**GIVEN REQUEST**
Transcribe exactly the span of lines that begins the records and ends with the line holding "plt.rcParams['axes.unicode_minus'] = False", both boundary lines included.

____ INPUT DATA

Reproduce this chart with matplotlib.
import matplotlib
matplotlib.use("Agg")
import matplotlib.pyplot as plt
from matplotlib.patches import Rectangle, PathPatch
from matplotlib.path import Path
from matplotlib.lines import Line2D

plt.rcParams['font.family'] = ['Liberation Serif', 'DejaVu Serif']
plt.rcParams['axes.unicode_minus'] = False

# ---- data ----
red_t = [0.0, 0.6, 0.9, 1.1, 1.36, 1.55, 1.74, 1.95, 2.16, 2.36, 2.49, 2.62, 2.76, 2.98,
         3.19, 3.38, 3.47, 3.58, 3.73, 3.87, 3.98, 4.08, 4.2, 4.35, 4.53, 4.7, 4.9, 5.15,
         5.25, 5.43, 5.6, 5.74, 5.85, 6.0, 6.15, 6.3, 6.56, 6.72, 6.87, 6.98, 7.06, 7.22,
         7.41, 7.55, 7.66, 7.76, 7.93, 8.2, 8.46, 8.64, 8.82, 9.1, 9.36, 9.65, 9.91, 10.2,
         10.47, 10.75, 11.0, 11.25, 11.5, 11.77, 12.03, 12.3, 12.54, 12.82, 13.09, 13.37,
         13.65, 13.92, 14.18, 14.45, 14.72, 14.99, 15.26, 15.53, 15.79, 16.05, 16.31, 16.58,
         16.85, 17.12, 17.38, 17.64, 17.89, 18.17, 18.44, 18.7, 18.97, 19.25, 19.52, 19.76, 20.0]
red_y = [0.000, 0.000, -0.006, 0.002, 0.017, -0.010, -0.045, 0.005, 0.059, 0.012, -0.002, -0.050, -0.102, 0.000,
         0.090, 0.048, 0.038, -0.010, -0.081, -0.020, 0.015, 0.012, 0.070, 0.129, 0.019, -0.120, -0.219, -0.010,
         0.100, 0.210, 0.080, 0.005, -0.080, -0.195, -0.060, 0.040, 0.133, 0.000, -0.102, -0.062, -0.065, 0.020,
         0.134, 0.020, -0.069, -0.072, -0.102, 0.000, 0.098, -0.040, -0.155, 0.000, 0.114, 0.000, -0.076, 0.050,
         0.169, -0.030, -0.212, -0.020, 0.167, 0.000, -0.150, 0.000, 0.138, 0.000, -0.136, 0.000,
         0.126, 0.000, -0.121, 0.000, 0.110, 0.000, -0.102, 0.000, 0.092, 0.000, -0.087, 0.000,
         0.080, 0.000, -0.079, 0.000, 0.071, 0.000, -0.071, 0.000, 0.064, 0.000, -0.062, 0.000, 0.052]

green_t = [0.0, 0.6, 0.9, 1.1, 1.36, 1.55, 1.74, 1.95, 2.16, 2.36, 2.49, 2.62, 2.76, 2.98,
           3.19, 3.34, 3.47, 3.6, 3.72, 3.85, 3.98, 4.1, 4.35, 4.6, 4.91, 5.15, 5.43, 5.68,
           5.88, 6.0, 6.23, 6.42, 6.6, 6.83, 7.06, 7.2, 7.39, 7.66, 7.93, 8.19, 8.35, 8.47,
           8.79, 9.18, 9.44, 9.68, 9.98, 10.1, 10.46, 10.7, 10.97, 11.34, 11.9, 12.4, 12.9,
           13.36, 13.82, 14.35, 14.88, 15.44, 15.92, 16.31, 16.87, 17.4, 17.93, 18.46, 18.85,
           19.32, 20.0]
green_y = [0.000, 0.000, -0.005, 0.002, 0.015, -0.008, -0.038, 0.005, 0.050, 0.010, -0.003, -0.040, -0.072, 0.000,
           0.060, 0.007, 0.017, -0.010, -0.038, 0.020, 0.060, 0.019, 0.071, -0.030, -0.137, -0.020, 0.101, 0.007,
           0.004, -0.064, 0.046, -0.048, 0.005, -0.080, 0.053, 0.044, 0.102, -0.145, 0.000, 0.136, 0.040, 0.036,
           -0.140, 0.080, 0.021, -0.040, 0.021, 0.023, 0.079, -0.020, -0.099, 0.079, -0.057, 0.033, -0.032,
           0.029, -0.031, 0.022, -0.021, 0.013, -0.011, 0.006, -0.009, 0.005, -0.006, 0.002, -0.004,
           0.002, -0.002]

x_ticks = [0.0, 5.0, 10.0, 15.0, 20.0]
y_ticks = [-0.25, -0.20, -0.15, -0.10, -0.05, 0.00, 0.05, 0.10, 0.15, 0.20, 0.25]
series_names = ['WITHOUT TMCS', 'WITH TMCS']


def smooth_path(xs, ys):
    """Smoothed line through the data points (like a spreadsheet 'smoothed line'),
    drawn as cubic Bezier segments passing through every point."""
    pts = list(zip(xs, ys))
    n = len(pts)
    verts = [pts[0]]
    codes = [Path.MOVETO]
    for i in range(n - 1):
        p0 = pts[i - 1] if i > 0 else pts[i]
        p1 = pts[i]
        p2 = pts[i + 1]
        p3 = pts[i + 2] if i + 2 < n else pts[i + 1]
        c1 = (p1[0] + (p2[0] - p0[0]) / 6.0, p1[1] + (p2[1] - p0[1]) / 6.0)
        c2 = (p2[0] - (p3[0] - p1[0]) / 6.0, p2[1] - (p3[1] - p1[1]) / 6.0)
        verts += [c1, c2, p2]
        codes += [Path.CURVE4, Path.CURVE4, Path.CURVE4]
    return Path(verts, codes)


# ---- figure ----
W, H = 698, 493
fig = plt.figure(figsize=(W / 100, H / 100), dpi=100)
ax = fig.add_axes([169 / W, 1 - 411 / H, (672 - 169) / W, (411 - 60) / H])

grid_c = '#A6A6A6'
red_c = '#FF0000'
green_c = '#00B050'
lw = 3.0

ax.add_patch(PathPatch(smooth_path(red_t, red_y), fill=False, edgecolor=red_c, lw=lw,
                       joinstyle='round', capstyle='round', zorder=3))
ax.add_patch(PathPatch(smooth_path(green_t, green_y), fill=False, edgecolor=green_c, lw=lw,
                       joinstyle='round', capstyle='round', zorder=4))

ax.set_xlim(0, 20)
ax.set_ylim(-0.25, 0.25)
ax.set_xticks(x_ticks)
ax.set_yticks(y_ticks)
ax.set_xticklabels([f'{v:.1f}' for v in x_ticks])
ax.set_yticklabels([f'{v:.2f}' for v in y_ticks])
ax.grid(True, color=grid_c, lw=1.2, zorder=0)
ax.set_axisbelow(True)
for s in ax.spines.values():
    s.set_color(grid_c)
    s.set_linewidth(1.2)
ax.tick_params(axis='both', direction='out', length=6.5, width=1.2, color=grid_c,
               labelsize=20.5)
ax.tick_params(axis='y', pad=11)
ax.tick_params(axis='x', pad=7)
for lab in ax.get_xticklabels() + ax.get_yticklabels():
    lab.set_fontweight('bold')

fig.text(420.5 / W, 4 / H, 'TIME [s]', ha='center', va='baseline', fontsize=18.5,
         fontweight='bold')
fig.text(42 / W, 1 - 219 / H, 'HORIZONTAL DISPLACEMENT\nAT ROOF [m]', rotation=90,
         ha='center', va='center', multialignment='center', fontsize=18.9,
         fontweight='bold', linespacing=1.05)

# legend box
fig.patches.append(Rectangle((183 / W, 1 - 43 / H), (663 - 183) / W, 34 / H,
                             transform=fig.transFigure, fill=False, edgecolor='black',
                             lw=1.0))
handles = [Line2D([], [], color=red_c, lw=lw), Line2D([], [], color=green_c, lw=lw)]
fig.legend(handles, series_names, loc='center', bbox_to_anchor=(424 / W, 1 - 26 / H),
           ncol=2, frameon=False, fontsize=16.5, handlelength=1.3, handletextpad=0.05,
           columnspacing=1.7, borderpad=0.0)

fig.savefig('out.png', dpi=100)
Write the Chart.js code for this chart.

________

**RESPONSE**
Reproduce this chart with matplotlib.
import matplotlib
matplotlib.use("Agg")
import matplotlib.pyplot as plt
from matplotlib.patches import Rectangle, PathPatch
from matplotlib.path import Path
from matplotlib.lines import Line2D

plt.rcParams['font.family'] = ['Liberation Serif', 'DejaVu Serif']
plt.rcParams['axes.unicode_minus'] = False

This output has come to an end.